Given request: From the first line of the data down to and including the line with "minimum height=75pt] (L26)", copy everything exactly, leaving out pictures.

※

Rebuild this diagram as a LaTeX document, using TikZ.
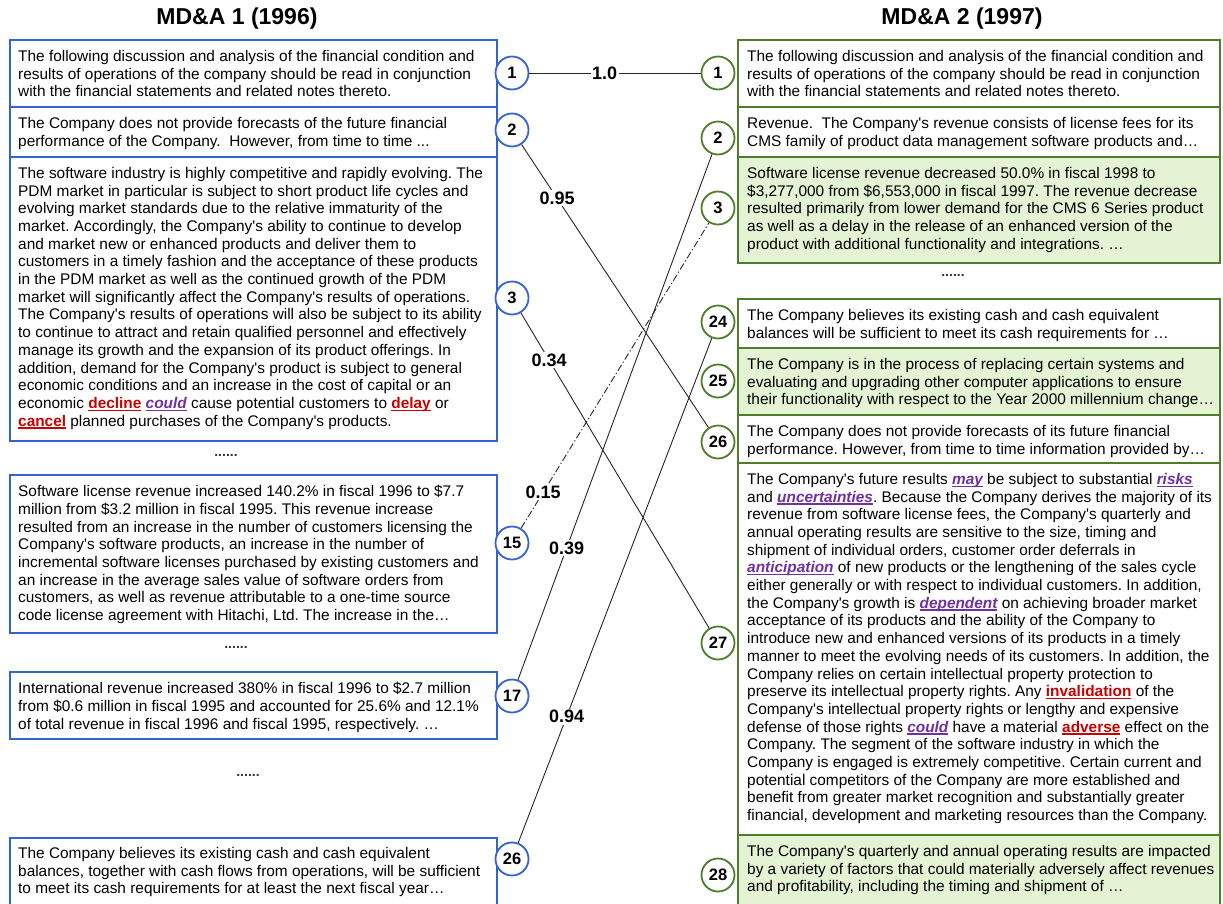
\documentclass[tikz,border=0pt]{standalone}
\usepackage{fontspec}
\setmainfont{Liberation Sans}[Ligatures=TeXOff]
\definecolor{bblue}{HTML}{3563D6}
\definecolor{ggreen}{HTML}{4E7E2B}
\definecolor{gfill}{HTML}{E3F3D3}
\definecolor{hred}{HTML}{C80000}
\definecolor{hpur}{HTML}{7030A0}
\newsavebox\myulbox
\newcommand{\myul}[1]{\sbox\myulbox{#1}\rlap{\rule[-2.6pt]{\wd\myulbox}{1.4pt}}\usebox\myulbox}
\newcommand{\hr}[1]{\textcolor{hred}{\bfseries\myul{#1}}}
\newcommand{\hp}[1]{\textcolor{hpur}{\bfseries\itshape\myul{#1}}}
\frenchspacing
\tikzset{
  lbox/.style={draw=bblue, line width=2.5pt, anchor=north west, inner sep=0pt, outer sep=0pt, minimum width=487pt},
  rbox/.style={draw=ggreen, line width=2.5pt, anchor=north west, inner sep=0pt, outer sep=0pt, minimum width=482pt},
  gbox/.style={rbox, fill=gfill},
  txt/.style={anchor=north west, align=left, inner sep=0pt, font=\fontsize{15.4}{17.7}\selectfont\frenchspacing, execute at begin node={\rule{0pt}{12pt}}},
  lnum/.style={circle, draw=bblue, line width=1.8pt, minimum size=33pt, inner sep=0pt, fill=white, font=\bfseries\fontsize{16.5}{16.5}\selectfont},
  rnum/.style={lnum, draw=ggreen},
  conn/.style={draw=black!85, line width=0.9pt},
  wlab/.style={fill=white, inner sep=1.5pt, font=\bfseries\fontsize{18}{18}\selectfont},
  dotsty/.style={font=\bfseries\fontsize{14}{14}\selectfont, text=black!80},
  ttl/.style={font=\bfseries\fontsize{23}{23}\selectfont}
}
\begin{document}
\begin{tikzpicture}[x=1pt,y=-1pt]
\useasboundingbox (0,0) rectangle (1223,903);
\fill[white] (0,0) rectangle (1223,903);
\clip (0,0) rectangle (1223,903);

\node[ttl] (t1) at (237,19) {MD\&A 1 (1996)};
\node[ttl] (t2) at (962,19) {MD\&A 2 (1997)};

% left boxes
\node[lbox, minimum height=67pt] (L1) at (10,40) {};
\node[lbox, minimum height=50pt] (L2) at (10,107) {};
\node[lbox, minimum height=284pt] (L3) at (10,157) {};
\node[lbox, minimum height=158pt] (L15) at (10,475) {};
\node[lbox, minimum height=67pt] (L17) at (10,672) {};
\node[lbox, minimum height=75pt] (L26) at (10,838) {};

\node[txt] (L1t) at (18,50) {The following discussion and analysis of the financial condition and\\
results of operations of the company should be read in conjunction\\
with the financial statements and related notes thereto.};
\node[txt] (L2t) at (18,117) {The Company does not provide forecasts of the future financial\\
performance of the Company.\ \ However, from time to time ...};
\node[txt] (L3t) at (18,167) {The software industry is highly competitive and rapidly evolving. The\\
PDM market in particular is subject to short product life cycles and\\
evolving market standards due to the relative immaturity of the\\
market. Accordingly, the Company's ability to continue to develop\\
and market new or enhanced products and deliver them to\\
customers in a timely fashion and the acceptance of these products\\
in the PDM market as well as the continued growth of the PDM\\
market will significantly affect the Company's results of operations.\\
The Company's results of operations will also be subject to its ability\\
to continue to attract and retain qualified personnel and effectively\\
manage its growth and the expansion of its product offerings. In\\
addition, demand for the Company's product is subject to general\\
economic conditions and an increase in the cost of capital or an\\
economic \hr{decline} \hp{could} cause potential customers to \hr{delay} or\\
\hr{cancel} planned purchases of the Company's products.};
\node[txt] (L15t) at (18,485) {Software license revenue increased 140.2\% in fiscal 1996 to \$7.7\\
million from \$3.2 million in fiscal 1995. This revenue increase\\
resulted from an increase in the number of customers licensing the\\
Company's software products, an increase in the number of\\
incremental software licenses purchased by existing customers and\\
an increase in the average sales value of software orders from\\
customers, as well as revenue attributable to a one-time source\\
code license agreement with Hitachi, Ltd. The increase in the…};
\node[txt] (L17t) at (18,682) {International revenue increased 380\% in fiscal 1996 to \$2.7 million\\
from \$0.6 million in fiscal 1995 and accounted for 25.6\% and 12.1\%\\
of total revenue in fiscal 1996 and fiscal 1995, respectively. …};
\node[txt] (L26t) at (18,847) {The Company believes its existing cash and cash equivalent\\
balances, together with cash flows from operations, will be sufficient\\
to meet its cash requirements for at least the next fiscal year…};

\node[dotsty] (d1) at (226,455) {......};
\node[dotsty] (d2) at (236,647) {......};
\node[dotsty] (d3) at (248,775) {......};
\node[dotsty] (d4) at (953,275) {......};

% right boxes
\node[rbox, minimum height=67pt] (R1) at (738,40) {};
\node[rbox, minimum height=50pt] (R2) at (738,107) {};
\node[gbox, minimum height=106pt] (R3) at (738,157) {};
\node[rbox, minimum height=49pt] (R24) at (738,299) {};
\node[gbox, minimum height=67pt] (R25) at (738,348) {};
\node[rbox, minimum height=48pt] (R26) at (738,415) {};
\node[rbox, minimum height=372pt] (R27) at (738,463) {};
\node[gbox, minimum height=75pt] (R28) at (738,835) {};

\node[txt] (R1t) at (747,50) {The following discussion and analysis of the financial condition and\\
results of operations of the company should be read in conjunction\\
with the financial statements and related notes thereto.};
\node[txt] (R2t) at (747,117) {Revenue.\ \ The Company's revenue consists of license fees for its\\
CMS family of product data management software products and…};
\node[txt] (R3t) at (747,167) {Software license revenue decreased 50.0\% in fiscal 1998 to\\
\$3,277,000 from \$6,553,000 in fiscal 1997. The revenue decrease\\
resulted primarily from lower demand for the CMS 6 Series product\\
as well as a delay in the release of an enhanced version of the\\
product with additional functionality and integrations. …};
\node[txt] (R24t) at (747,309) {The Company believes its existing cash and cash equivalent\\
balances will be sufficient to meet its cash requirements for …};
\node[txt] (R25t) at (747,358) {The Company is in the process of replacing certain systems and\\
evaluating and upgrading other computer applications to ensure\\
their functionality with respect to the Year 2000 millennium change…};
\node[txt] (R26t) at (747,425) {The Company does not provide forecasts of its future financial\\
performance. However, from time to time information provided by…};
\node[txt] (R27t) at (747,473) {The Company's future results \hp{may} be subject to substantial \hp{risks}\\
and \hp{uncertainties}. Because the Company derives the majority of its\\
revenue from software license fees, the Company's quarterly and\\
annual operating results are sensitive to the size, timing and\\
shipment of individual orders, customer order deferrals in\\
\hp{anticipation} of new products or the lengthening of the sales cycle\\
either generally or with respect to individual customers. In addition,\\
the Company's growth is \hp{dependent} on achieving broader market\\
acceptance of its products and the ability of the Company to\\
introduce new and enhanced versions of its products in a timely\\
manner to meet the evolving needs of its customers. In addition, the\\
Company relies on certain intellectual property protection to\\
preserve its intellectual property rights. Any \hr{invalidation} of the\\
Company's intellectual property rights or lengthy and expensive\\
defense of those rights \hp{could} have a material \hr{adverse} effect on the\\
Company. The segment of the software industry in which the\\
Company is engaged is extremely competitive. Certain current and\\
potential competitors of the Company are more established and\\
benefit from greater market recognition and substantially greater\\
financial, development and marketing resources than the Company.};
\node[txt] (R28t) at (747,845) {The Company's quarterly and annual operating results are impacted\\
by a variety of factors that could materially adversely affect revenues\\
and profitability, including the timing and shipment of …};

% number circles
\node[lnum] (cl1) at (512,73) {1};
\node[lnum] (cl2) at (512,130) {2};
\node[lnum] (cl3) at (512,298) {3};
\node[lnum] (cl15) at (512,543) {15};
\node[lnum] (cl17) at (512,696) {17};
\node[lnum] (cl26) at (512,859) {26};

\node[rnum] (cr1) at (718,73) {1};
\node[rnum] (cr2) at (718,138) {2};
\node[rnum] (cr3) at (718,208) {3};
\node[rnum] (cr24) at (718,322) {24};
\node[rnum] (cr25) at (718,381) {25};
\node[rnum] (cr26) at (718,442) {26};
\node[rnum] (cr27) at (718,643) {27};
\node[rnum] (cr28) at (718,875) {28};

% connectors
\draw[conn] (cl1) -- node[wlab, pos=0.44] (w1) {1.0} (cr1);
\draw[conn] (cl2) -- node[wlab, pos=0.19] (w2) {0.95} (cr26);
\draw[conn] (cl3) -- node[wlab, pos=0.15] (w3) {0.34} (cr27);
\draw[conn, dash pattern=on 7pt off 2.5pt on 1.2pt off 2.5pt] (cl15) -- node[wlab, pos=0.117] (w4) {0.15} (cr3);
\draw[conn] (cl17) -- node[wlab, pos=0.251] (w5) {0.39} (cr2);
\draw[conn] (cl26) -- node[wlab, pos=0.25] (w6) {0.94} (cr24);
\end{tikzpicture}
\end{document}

※

Exercise solution:
Rebuild this diagram as a LaTeX document, using TikZ.
\documentclass[tikz,border=0pt]{standalone}
\usepackage{fontspec}
\setmainfont{Liberation Sans}[Ligatures=TeXOff]
\definecolor{bblue}{HTML}{3563D6}
\definecolor{ggreen}{HTML}{4E7E2B}
\definecolor{gfill}{HTML}{E3F3D3}
\definecolor{hred}{HTML}{C80000}
\definecolor{hpur}{HTML}{7030A0}
\newsavebox\myulbox
\newcommand{\myul}[1]{\sbox\myulbox{#1}\rlap{\rule[-2.6pt]{\wd\myulbox}{1.4pt}}\usebox\myulbox}
\newcommand{\hr}[1]{\textcolor{hred}{\bfseries\myul{#1}}}
\newcommand{\hp}[1]{\textcolor{hpur}{\bfseries\itshape\myul{#1}}}
\frenchspacing
\tikzset{
  lbox/.style={draw=bblue, line width=2.5pt, anchor=north west, inner sep=0pt, outer sep=0pt, minimum width=487pt},
  rbox/.style={draw=ggreen, line width=2.5pt, anchor=north west, inner sep=0pt, outer sep=0pt, minimum width=482pt},
  gbox/.style={rbox, fill=gfill},
  txt/.style={anchor=north west, align=left, inner sep=0pt, font=\fontsize{15.4}{17.7}\selectfont\frenchspacing, execute at begin node={\rule{0pt}{12pt}}},
  lnum/.style={circle, draw=bblue, line width=1.8pt, minimum size=33pt, inner sep=0pt, fill=white, font=\bfseries\fontsize{16.5}{16.5}\selectfont},
  rnum/.style={lnum, draw=ggreen},
  conn/.style={draw=black!85, line width=0.9pt},
  wlab/.style={fill=white, inner sep=1.5pt, font=\bfseries\fontsize{18}{18}\selectfont},
  dotsty/.style={font=\bfseries\fontsize{14}{14}\selectfont, text=black!80},
  ttl/.style={font=\bfseries\fontsize{23}{23}\selectfont}
}
\begin{document}
\begin{tikzpicture}[x=1pt,y=-1pt]
\useasboundingbox (0,0) rectangle (1223,903);
\fill[white] (0,0) rectangle (1223,903);
\clip (0,0) rectangle (1223,903);

\node[ttl] (t1) at (237,19) {MD\&A 1 (1996)};
\node[ttl] (t2) at (962,19) {MD\&A 2 (1997)};

% left boxes
\node[lbox, minimum height=67pt] (L1) at (10,40) {};
\node[lbox, minimum height=50pt] (L2) at (10,107) {};
\node[lbox, minimum height=284pt] (L3) at (10,157) {};
\node[lbox, minimum height=158pt] (L15) at (10,475) {};
\node[lbox, minimum height=67pt] (L17) at (10,672) {};
\node[lbox, minimum height=75pt] (L26) at (10,838) {};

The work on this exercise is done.